Comparing March-May 2013, with the previous three months, there was a small rise in the number of employed people, a rise in the number of people “not in the labour force”, or economically inactive, and a fall in the number of people who were unemployed
Comparing March-May 2013 with a year earlier, there were 336,000 more people in employment, 72,000 fewer unemployed people and 144,000 fewer people “not in the labour force” or economically inactive.
Employment up 16,000 on the quarter and 336,000 on the year
Overall, there were 29.71 million people in work, a small increase of 16,000 when comparing March-May 2013 with the previous three months. Looking over a longer time period, employment was up 336,000 on the year. The employment rate, which measures the percentage of people aged from 16 to 64 in work, was 71.4%.
Unemployment down 57,000 on the quarter and 72,000 on the year
Turning to unemployment, there were 2.51 million people out of work and looking for work, a fall of 57,000 when comparing March-May 2013 with the previous three months. The unemployment rate, which measures the percentage of the labour force aged 16 and over who were unemployed, was 7.8%.
Compared with a year earlier there were 72,000 fewer unemployed people. The number of people who had been unemployed for up to one year fell by 104,000 to reach 1.59 million, but the number of people who had been unemployed for over one year increased by 32,000 to reach 915,000 for March-May 2013, the highest figure since 1996. Looking in more detail at the 915,000 people who were unemployed for over a year, just over half (474,000) had been out of work and looking for work for over two years, the highest figure since 1997.
The number of vacancies within the UK continued to rise to reach 529,000 for April-June 2013, the highest since 2008.
A further fall in the number of claimants
Comparing June 2013 with a month earlier the number of people claiming Jobseeker’s Allowance (JSA) fell by 21,200 to reach 1.48 million and, over the year, was down 117,700. The number of JSA claimants is the lowest since March 2011. The Claimant Count measures the number of people claiming Jobseeker’s Allowance (JSA) and differs from unemployment as many unemployed people are not eligible for or do not claim Jobseeker’s Allowance.
Welcome to the latest on the UK labour market, covering the period March to May 2013.

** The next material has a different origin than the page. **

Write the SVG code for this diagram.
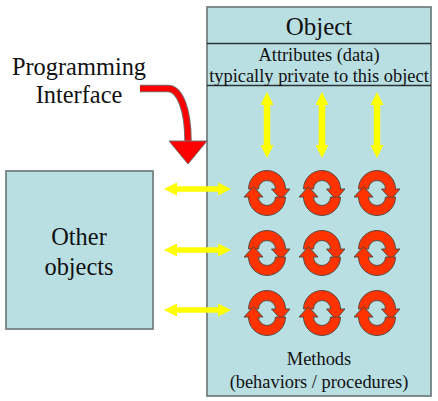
<svg xmlns="http://www.w3.org/2000/svg" width="438" height="401" viewBox="0 0 438 401">
<style>
.box{fill:#b9dfe3;stroke:#6f7b7d;stroke-width:1.700}
.div{stroke:#2a3436;stroke-width:1.300;fill:none}
text{font-family:"Liberation Serif",serif;fill:#111;text-anchor:middle}
.y{fill:none;stroke:#ffff00;marker-start:url(#h);marker-end:url(#h)}
.v{stroke-width:6.500}
.o{stroke-width:5.500}
.c{fill:#ff3300;stroke:#4a4540;stroke-width:.9}
</style>
<defs>
<marker id="h" viewBox="0 0 13 13" refX="2" refY="6.500" markerWidth="13" markerHeight="13" markerUnits="userSpaceOnUse" orient="auto-start-reverse"><path d="M0 0L13 6.500L0 13Z" fill="#ffff00"/></marker>
<g id="cyc">
<path class="c" d="M-18.500 -4A18.500 18.500 0 0 1 18.500 -4H23L14 6.500L4.500 -4H8.500A8.500 8.500 0 0 0 -8.500 -4Z"/>
<path class="c" d="M18.500 4A18.500 18.500 0 0 1 -18.500 4H-23L-13.500 -6.500L-4 4H-8.500A8.500 8.500 0 0 0 8.500 4Z"/>
</g>
</defs>
<g id="object">
<rect class="box" x="207" y="7" width="224" height="389"/>
<path class="div" d="M207 43.500H431M207 85.500H431"/>
<text x="319" y="35" font-size="25">Object</text>
<text x="319" y="61" font-size="18.400">Attributes (data)</text>
<text x="319" y="82" font-size="18.400">typically private to this object</text>
<text x="319" y="365" font-size="18.400">Methods</text>
<text x="319" y="388" font-size="18.400">(behaviors / procedures)</text>
</g>
<g id="other">
<rect class="box" x="6" y="171" width="147" height="158"/>
<text x="79" y="245" font-size="24.400">Other</text>
<text x="79" y="275" font-size="24.400">objects</text>
</g>
<g id="interface">
<text x="79" y="75" font-size="24.400">Programming</text>
<text x="79" y="103" font-size="24.400">Interface</text>
</g>
<g id="methods">
<use href="#cyc" x="267" y="193"/><use href="#cyc" x="322" y="193"/><use href="#cyc" x="377" y="193"/>
<use href="#cyc" x="267" y="253"/><use href="#cyc" x="322" y="253"/><use href="#cyc" x="377" y="253"/>
<use href="#cyc" x="267" y="313"/><use href="#cyc" x="322" y="313"/><use href="#cyc" x="377" y="313"/>
</g>
<g id="connectors">
<path class="y v" d="M267 103V147"/><path class="y v" d="M322 103V147"/><path class="y v" d="M377 103V147"/>
<path class="y o" d="M175 189H220"/><path class="y o" d="M175 250H220"/><path class="y o" d="M175 310H220"/>
<path d="M140 88.500H168C180 88.500 188 110 188 141" fill="none" stroke="#7a6a6a" stroke-width="7.500"/>
<path d="M140 88.500H168C180 88.500 188 110 188 141" fill="none" stroke="#ff0000" stroke-width="5.500"/>
<path d="M169 141H207L188 164Z" fill="#ff0000" stroke="#7a6a6a" stroke-width="1"/>
</g>
</svg>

Firstly looking at employment, the number of people in employment has been rising on the quarter and the year, so that in March to May 2013, 29.71 million people aged 16 and over were in work. This is a rise of 16 thousand on the previous quarter and 336 thousand on the year. 71.4% of people aged 16 to 64 were employed.
Turning to those not employed but seeking work i.e. the unemployed, overall unemployment is down on the quarter and the year. In March to May 2013, 2.51 million people aged 16 and over were out of work but seeking and available to work. This was a fall of 57 thousand on the previous quarter and a fall of 72 thousand on the number unemployed in March to May 2012. 7.8 per cent of the labour force aged 16 and over could not find a job.
Moving on to consider the duration of unemployment:
This chart shows the majority of those looking and available to work have been out of work for up to 1 year, this figure stood at 1.59 million in March to May 2013. However 915 thousand people had been without work for over 1 year. This is the highest number since 1996.
Considering changes in these numbers on where they stood one year ago, the number unemployed for up to 1 year has fallen by 104 thousand, but the number unemployed for over one year has risen, by 32 thousand.
Therefore we can see that over the past year total unemployment has fallen but there has been an increase in those looking for work for more than one year.
Focusing on those people seeking work and claiming benefits principally because they are not in work:
1.48 million people aged 18 and over were claiming Jobseeker’s allowance in June 2013, a benefit related to looking for work. This is the lowest number since March 2011 and it follows a fall of 21 thousand on the previous month and a fall of 118 thousand on the previous year. Around two thirds of claimants were men.
Finally considering those not employed and not seeking work (i.e. those not in the labour force), 9.04 million people aged between 16 and 64 were either not looking for work or not available to work in March to May 2013. This is a rise of 87 thousand on the previous quarter but a fall of 144 thousand on the year. Considering these figures as a rate, 22.5% of people aged 16 to 64 were not in the labour force.